▶ AVAILABLE DATA
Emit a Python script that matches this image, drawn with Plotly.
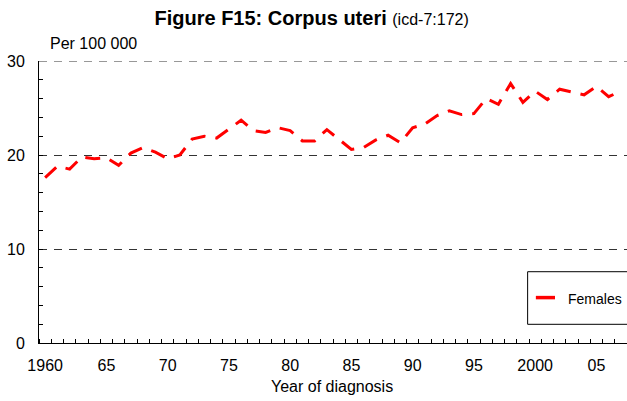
import plotly.graph_objects as go

# Corpus uteri incidence, females, per 100 000
years = list(range(1960, 2008))
females = [
    17.6, 18.8, 18.5, 19.8, 19.6, 19.7, 18.9, 20.2, 20.8, 20.3,
    19.6, 20.0, 21.7, 22.0, 21.8, 22.8, 23.7, 22.6, 22.4, 22.9,
    22.6, 21.5, 21.5, 22.7, 21.7, 20.6, 20.8, 21.6, 22.1, 21.3,
    22.9, 23.3, 24.2, 24.7, 24.3, 24.4, 26.0, 25.4, 27.6, 25.6,
    26.8, 25.9, 27.0, 26.7, 26.4, 27.3, 26.2, 26.8,
]

x_tickvals = [1960, 1965, 1970, 1975, 1980, 1985, 1990, 1995, 2000, 2005]
x_ticktext = ["1960", "65", "70", "75", "80", "85", "90", "95", "2000", "05"]
y_tickvals = [0, 10, 20, 30]
y_max = 30

FONT = "Liberation Sans, Arial, sans-serif"
GRID_DASH = "8px,7px"
GRID_COLOR = "#333333"

fig = go.Figure()

fig.add_trace(go.Scatter(
    x=years,
    y=females,
    mode="lines",
    line=dict(color="#ff0000", width=3, dash="15px,10px"),
    name="Females",
    showlegend=False,
    hoverinfo="x+y",
))

fig.update_layout(
    width=627,
    height=401,
    margin=dict(l=39, r=0, t=61, b=58),
    plot_bgcolor="white",
    paper_bgcolor="white",
    font=dict(family=FONT, size=16, color="black"),
    title=dict(
        text="<b>Figure F15: Corpus uteri</b> "
             "<span style='font-size:16px'>(icd-7:172)</span>",
        font=dict(family=FONT, size=20, color="black"),
        x=0.497, xref="container", xanchor="center",
        y=1 - 18 / 401, yref="container", yanchor="middle",
    ),
    xaxis=dict(
        range=[1959.5, 2007.5],
        tickvals=x_tickvals,
        ticktext=x_ticktext,
        ticks="",
        ticklabelstandoff=8,
        tickfont=dict(size=16),
        showgrid=False,
        zeroline=False,
        showline=True,
        linecolor="black",
        linewidth=1,
        minor=dict(ticks="inside", tick0=1959.5, dtick=1, ticklen=4,
                   tickcolor="black", showgrid=False),
        fixedrange=True,
    ),
    yaxis=dict(
        range=[0, y_max],
        tickvals=y_tickvals,
        ticks="inside",
        ticklen=4,
        tickcolor="black",
        ticklabelstandoff=10,
        tickfont=dict(size=16),
        showgrid=True,
        gridcolor=GRID_COLOR,
        gridwidth=1,
        griddash=GRID_DASH,
        zeroline=False,
        showline=True,
        linecolor="black",
        linewidth=1,
        minor=dict(ticks="inside", tick0=0, dtick=2, ticklen=4,
                   tickcolor="black", showgrid=False),
        fixedrange=True,
    ),
)

# plotly skips the grid line on the top edge, so draw that one by hand
fig.add_shape(type="line", xref="paper", yref="y",
              x0=0, x1=1, y0=y_max, y1=y_max,
              line=dict(color=GRID_COLOR, width=1, dash=GRID_DASH), layer="below")

# Unit label above the y axis
fig.add_annotation(
    text="Per 100 000", x=0.015, y=(343 - 44) / 282,
    xref="paper", yref="paper", xanchor="left", yanchor="middle",
    showarrow=False, font=dict(size=16),
)

# x axis title
fig.add_annotation(
    text="Year of diagnosis", x=0.498, y=(343 - 386) / 282,
    xref="paper", yref="paper", xanchor="center", yanchor="middle",
    showarrow=False, font=dict(size=16),
)

# Legend box (runs off the right edge like the original)
fig.add_shape(type="rect", xref="paper", yref="paper",
              x0=0.831, x1=1.05, y0=0.0663, y1=0.2528,
              line=dict(color="black", width=1), fillcolor="white", layer="above")
fig.add_shape(type="line", xref="paper", yref="paper",
              x0=0.845, x1=0.8776, y0=0.161, y1=0.161,
              line=dict(color="#ff0000", width=3.5), layer="above")
fig.add_annotation(
    text="Females", x=0.8957, y=0.157,
    xref="paper", yref="paper", xanchor="left", yanchor="middle",
    showarrow=False, font=dict(size=14),
)

# drop the default 8px body margin so the figure fills the window exactly
fig.write_html("out.html", config={"displayModeBar": False},
               post_script="document.body.style.margin='0';")
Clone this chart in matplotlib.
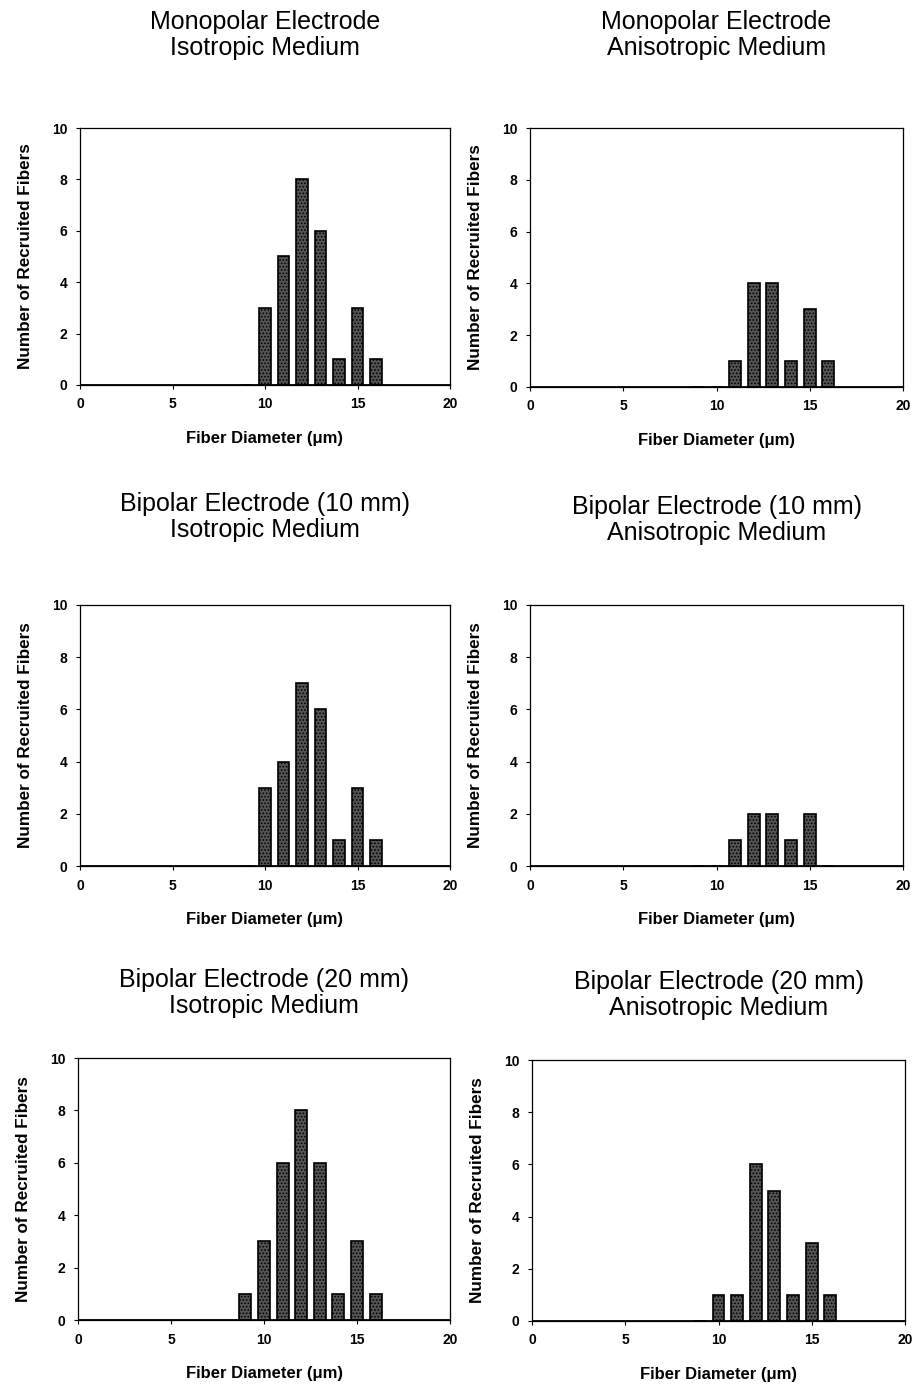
import matplotlib.pyplot as plt
import numpy as np

plt.rcParams['font.family'] = ['Liberation Sans', 'DejaVu Sans']
plt.rcParams['hatch.color'] = '#1a1a1a'
plt.rcParams['hatch.linewidth'] = 0.8

# fiber diameters (um) and recruited fiber counts per panel
diameters = [9, 10, 11, 12, 13, 14, 15, 16]
mono_iso = [0, 3, 5, 8, 6, 1, 3, 1]
mono_aniso = [0, 0, 1, 4, 4, 1, 3, 1]
bi10_iso = [0, 3, 4, 7, 6, 1, 3, 1]
bi10_aniso = [0, 0, 1, 2, 2, 1, 2, 0]
bi20_iso = [1, 3, 6, 8, 6, 1, 3, 1]
bi20_aniso = [0, 1, 1, 6, 5, 1, 3, 1]

titles = [
    "Monopolar Electrode\nIsotropic Medium",
    "Monopolar Electrode\nAnisotropic Medium",
    "Bipolar Electrode (10 mm)\nIsotropic Medium",
    "Bipolar Electrode (10 mm)\nAnisotropic Medium",
    "Bipolar Electrode (20 mm)\nIsotropic Medium",
    "Bipolar Electrode (20 mm)\nAnisotropic Medium",
]
series = [mono_iso, mono_aniso, bi10_iso, bi10_aniso, bi20_iso, bi20_aniso]

W, H = 916, 1387
fig = plt.figure(figsize=(W / 100, H / 100), dpi=100)

# axes boxes in pixels: (left, top, right, bottom)
boxes = [
    (80, 128, 450, 385), (530, 128, 903, 387),
    (80, 605, 450, 866), (530, 605, 903, 866),
    (78, 1058, 450, 1320), (532, 1060, 905, 1321),
]
title_y = [35, 35, 517, 520, 993, 995]

for i, (box, vals, title) in enumerate(zip(boxes, series, titles)):
    l, t, r, b = box
    ax = fig.add_axes([l / W, 1 - b / H, (r - l) / W, (b - t) / H])
    ax.bar(diameters, vals, width=0.64, color='#555555', edgecolor='black',
           linewidth=1.2, hatch='.....', zorder=3)
    ax.plot([0, 20], [0, 0], color='black', lw=1.3, zorder=4)
    ax.set_xlim(0, 20)
    ax.set_ylim(0, 10)
    ax.set_xticks(np.arange(0, 21, 5))
    ax.set_yticks(np.arange(0, 11, 2))
    ax.tick_params(direction='out', length=3, width=0.8, labelsize=10,
                   pad=6)
    for lab in ax.get_xticklabels() + ax.get_yticklabels():
        lab.set_fontweight('bold')
    for s in ax.spines.values():
        s.set_linewidth(0.9)
    ax.set_xlabel("Fiber Diameter (\u03bcm)", fontsize=12, fontweight='bold',
                  labelpad=14)
    ax.set_ylabel("Number of Recruited Fibers", fontsize=12.3,
                  fontweight='bold', labelpad=14)
    fig.text((l + r) / 2 / W, 1 - title_y[i] / H, title, ha='center',
             va='center', fontsize=18, linespacing=1.15)

fig.savefig('out.png', dpi=100)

▶ TASK TO COMPLETE
Your first line is the one with "Clone this chart in matplotlib.", and your last is the one with "title_y = [35, 35, 517, 520, 993, 995]". Copy those and every line between them exactly, without any pictures.

▶ FINAL RESULT
Clone this chart in matplotlib.
import matplotlib.pyplot as plt
import numpy as np

plt.rcParams['font.family'] = ['Liberation Sans', 'DejaVu Sans']
plt.rcParams['hatch.color'] = '#1a1a1a'
plt.rcParams['hatch.linewidth'] = 0.8

# fiber diameters (um) and recruited fiber counts per panel
diameters = [9, 10, 11, 12, 13, 14, 15, 16]
mono_iso = [0, 3, 5, 8, 6, 1, 3, 1]
mono_aniso = [0, 0, 1, 4, 4, 1, 3, 1]
bi10_iso = [0, 3, 4, 7, 6, 1, 3, 1]
bi10_aniso = [0, 0, 1, 2, 2, 1, 2, 0]
bi20_iso = [1, 3, 6, 8, 6, 1, 3, 1]
bi20_aniso = [0, 1, 1, 6, 5, 1, 3, 1]

titles = [
    "Monopolar Electrode\nIsotropic Medium",
    "Monopolar Electrode\nAnisotropic Medium",
    "Bipolar Electrode (10 mm)\nIsotropic Medium",
    "Bipolar Electrode (10 mm)\nAnisotropic Medium",
    "Bipolar Electrode (20 mm)\nIsotropic Medium",
    "Bipolar Electrode (20 mm)\nAnisotropic Medium",
]
series = [mono_iso, mono_aniso, bi10_iso, bi10_aniso, bi20_iso, bi20_aniso]

W, H = 916, 1387
fig = plt.figure(figsize=(W / 100, H / 100), dpi=100)

# axes boxes in pixels: (left, top, right, bottom)
boxes = [
    (80, 128, 450, 385), (530, 128, 903, 387),
    (80, 605, 450, 866), (530, 605, 903, 866),
    (78, 1058, 450, 1320), (532, 1060, 905, 1321),
]
title_y = [35, 35, 517, 520, 993, 995]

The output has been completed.